Code that draws figures:
--- --- ---
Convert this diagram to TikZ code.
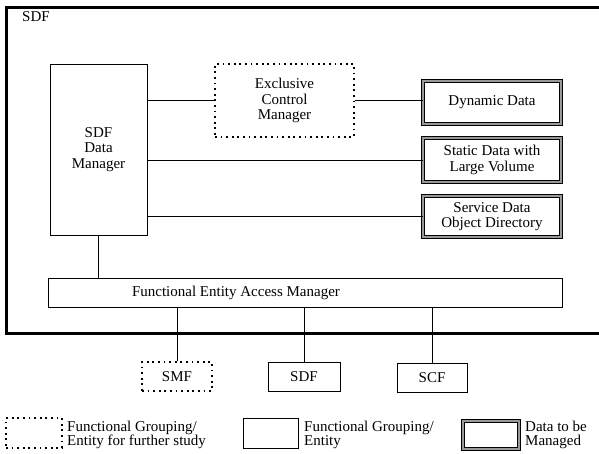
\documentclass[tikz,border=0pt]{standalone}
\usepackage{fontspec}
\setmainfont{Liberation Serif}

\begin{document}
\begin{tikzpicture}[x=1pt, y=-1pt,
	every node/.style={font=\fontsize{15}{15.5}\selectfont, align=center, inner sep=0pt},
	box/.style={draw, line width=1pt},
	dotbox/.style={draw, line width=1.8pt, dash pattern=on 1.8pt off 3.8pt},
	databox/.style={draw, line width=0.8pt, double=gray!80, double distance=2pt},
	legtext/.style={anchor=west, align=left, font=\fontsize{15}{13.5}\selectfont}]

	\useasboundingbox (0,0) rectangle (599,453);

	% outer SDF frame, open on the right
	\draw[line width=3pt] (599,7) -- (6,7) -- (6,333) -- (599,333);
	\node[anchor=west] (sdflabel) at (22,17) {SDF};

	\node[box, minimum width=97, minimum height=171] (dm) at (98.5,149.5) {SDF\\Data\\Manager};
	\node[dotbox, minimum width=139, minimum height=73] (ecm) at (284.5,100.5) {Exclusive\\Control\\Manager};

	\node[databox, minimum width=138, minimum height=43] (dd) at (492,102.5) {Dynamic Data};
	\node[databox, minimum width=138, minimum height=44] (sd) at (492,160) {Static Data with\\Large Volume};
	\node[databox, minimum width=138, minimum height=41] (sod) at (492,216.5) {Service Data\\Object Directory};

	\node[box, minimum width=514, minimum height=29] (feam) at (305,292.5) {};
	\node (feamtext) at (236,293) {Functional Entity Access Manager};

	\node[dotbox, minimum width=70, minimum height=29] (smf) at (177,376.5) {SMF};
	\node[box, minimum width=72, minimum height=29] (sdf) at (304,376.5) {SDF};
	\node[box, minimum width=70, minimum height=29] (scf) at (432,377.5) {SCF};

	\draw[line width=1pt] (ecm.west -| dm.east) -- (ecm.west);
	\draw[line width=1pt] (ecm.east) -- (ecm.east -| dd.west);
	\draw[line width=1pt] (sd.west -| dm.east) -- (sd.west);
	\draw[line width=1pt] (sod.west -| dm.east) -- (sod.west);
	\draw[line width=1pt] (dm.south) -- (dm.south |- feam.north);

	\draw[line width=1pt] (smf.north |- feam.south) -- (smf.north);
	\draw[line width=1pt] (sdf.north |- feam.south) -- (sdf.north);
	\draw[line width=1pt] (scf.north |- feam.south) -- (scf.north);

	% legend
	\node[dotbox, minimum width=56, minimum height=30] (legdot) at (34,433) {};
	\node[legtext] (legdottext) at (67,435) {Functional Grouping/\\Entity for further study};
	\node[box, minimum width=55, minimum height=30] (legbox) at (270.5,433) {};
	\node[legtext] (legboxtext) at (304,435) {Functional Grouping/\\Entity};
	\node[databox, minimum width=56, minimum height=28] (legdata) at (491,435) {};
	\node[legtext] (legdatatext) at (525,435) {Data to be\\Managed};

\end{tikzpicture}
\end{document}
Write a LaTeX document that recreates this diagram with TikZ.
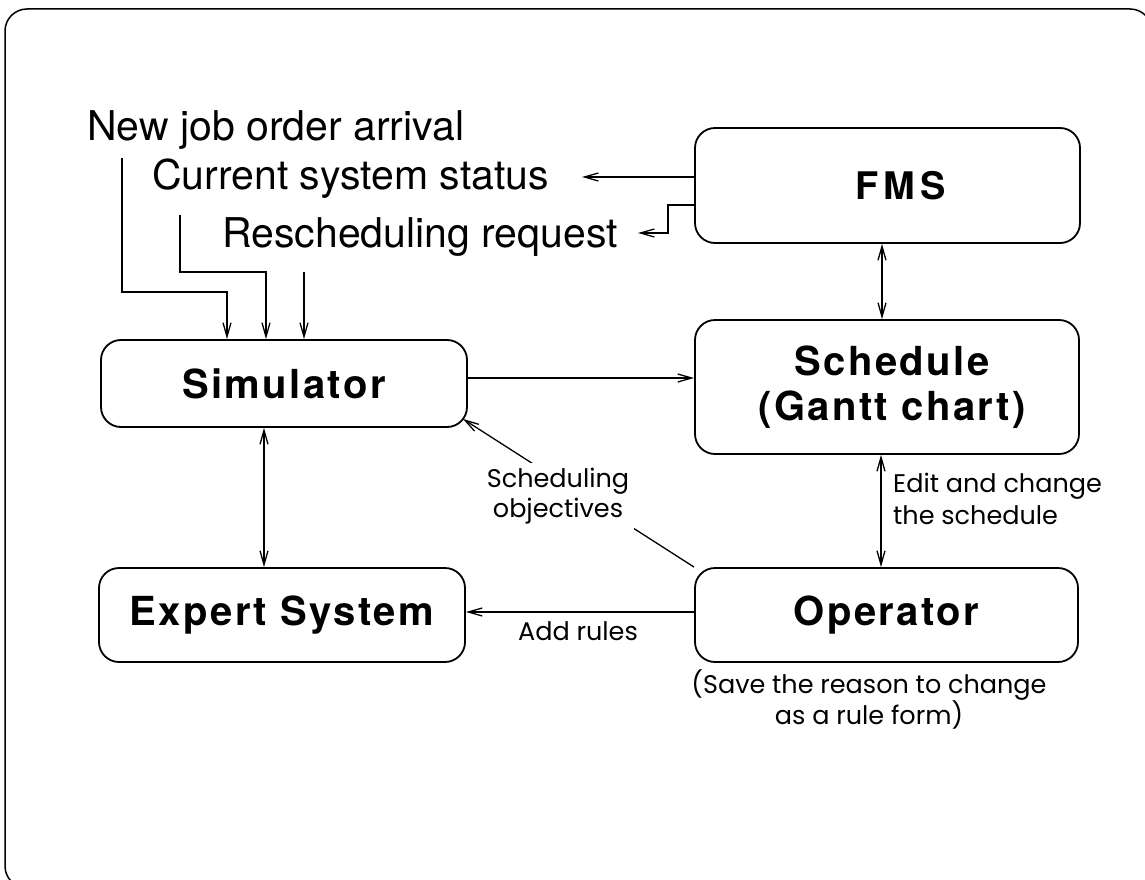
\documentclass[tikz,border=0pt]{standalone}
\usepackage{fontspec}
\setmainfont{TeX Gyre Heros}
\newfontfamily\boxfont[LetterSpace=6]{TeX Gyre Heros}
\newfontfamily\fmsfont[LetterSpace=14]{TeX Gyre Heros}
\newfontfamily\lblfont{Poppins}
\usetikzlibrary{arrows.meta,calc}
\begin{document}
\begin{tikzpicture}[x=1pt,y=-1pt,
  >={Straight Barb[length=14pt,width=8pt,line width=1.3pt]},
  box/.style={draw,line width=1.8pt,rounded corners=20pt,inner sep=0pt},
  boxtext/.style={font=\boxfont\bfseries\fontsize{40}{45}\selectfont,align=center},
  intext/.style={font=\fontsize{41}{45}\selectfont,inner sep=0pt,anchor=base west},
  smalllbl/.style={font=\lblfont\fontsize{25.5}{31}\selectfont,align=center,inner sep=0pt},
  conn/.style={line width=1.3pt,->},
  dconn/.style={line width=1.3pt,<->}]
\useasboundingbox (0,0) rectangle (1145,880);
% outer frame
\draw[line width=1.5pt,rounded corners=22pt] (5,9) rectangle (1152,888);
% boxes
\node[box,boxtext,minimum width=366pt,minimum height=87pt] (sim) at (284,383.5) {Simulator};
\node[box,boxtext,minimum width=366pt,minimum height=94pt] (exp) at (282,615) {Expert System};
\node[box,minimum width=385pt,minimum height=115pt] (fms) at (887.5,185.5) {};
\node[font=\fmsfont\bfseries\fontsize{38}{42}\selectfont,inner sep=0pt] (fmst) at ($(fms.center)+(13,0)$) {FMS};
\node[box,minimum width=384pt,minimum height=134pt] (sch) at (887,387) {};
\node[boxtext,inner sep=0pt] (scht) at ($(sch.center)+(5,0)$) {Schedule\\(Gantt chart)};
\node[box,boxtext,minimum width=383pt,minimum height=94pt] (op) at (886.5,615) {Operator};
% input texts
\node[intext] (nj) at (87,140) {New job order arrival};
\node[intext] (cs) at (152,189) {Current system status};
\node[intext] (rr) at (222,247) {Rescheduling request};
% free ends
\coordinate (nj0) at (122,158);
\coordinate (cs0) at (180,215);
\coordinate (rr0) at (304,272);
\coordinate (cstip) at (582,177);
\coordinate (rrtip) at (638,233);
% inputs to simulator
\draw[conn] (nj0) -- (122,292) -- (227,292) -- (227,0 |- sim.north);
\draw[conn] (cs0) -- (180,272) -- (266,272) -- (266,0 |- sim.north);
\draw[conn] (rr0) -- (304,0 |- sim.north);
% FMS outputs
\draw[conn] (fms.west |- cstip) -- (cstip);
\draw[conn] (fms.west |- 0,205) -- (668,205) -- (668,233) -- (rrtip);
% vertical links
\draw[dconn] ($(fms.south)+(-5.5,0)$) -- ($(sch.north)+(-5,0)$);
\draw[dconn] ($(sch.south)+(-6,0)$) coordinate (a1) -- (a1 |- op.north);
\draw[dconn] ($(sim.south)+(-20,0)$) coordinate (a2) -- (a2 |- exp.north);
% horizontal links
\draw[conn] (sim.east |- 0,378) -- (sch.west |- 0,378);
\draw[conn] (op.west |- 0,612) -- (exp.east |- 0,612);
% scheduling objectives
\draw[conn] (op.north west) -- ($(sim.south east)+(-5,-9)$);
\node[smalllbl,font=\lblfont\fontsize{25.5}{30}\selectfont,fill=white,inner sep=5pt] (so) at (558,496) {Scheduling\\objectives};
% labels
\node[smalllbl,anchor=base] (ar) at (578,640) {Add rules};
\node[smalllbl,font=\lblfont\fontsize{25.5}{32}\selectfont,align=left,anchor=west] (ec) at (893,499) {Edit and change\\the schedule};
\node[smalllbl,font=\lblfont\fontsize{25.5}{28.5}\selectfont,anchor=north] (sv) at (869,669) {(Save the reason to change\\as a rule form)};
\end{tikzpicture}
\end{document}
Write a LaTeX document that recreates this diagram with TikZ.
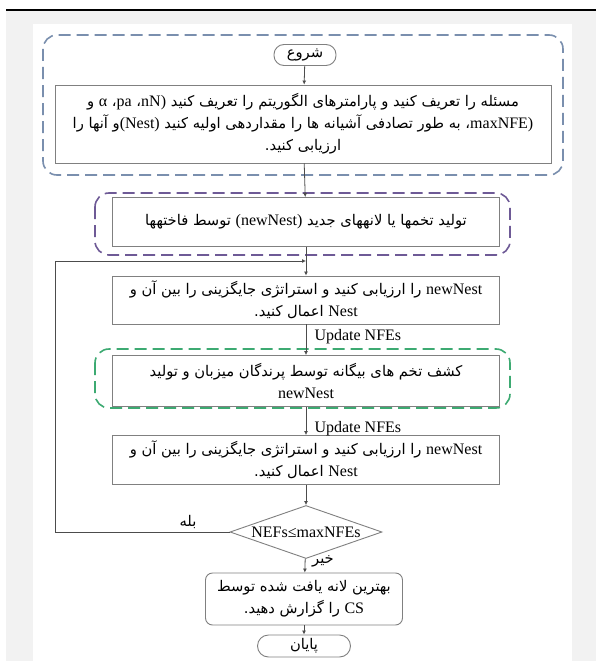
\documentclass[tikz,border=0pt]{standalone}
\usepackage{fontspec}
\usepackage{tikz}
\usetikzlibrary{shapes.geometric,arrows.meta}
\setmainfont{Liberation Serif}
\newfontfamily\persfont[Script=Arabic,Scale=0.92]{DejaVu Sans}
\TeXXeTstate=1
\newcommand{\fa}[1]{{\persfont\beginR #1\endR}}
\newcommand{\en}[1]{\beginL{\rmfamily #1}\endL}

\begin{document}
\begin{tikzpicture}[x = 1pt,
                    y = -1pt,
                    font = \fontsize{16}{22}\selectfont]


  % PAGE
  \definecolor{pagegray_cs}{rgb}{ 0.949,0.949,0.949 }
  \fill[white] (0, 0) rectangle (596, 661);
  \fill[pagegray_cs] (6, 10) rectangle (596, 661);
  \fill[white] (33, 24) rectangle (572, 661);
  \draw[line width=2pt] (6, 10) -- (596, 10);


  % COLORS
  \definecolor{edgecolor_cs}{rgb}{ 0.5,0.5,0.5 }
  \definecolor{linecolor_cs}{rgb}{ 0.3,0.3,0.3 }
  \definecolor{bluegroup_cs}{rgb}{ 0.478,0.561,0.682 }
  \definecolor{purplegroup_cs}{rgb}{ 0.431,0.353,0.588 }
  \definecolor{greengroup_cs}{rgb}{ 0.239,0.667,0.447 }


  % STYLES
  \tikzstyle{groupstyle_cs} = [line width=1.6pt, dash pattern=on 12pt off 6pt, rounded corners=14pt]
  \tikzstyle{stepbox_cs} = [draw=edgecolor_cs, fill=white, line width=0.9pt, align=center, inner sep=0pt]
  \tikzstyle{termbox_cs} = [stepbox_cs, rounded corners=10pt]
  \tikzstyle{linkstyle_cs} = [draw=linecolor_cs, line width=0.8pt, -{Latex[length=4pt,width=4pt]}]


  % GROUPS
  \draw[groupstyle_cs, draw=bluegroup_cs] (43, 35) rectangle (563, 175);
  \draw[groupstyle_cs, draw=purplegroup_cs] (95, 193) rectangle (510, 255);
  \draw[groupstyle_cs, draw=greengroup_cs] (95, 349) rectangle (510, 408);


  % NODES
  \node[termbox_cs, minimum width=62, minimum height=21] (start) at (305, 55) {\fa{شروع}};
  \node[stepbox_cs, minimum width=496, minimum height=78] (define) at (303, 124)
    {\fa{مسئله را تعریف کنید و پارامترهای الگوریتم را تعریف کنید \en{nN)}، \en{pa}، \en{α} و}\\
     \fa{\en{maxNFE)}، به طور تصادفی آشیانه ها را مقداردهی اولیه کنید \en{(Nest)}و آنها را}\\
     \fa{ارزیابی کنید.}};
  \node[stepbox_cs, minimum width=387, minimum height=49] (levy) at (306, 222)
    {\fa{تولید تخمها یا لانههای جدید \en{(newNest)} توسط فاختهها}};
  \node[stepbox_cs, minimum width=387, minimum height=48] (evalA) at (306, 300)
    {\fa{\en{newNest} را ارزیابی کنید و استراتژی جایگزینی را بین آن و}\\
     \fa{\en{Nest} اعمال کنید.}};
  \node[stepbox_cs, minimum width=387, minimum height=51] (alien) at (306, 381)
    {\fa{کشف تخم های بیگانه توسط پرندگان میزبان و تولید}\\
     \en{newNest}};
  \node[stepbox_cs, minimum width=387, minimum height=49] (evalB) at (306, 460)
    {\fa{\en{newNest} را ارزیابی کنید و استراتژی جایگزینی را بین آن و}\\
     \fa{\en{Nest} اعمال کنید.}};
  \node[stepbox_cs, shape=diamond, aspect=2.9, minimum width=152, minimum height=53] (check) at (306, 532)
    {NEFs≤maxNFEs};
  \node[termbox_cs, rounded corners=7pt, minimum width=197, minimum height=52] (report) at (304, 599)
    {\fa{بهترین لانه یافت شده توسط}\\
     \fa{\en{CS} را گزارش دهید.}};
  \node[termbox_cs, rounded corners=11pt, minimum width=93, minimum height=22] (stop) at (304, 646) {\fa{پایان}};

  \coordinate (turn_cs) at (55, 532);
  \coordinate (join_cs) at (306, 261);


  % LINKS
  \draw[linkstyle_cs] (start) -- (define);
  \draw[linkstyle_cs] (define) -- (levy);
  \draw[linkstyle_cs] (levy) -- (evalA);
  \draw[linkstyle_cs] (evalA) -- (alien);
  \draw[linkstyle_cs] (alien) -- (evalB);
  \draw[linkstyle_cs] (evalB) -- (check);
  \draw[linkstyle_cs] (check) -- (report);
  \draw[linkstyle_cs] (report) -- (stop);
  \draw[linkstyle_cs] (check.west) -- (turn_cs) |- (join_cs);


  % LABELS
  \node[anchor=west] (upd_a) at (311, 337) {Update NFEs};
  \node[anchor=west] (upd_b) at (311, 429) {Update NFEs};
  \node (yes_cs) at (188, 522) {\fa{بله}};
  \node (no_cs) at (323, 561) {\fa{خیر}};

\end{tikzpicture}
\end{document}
--- --- ---
• _Written exercise_
Only the lines from the top of the data through the line with "minimum height=29] (scf)" should be quoted, exactly and with both ends kept; skip the pictures.

• _Written reply_
Convert this diagram to TikZ code.
\documentclass[tikz,border=0pt]{standalone}
\usepackage{fontspec}
\setmainfont{Liberation Serif}

\begin{document}
\begin{tikzpicture}[x=1pt, y=-1pt,
	every node/.style={font=\fontsize{15}{15.5}\selectfont, align=center, inner sep=0pt},
	box/.style={draw, line width=1pt},
	dotbox/.style={draw, line width=1.8pt, dash pattern=on 1.8pt off 3.8pt},
	databox/.style={draw, line width=0.8pt, double=gray!80, double distance=2pt},
	legtext/.style={anchor=west, align=left, font=\fontsize{15}{13.5}\selectfont}]

	\useasboundingbox (0,0) rectangle (599,453);

	% outer SDF frame, open on the right
	\draw[line width=3pt] (599,7) -- (6,7) -- (6,333) -- (599,333);
	\node[anchor=west] (sdflabel) at (22,17) {SDF};

	\node[box, minimum width=97, minimum height=171] (dm) at (98.5,149.5) {SDF\\Data\\Manager};
	\node[dotbox, minimum width=139, minimum height=73] (ecm) at (284.5,100.5) {Exclusive\\Control\\Manager};

	\node[databox, minimum width=138, minimum height=43] (dd) at (492,102.5) {Dynamic Data};
	\node[databox, minimum width=138, minimum height=44] (sd) at (492,160) {Static Data with\\Large Volume};
	\node[databox, minimum width=138, minimum height=41] (sod) at (492,216.5) {Service Data\\Object Directory};

	\node[box, minimum width=514, minimum height=29] (feam) at (305,292.5) {};
	\node (feamtext) at (236,293) {Functional Entity Access Manager};

	\node[dotbox, minimum width=70, minimum height=29] (smf) at (177,376.5) {SMF};
	\node[box, minimum width=72, minimum height=29] (sdf) at (304,376.5) {SDF};
	\node[box, minimum width=70, minimum height=29] (scf) at (432,377.5) {SCF};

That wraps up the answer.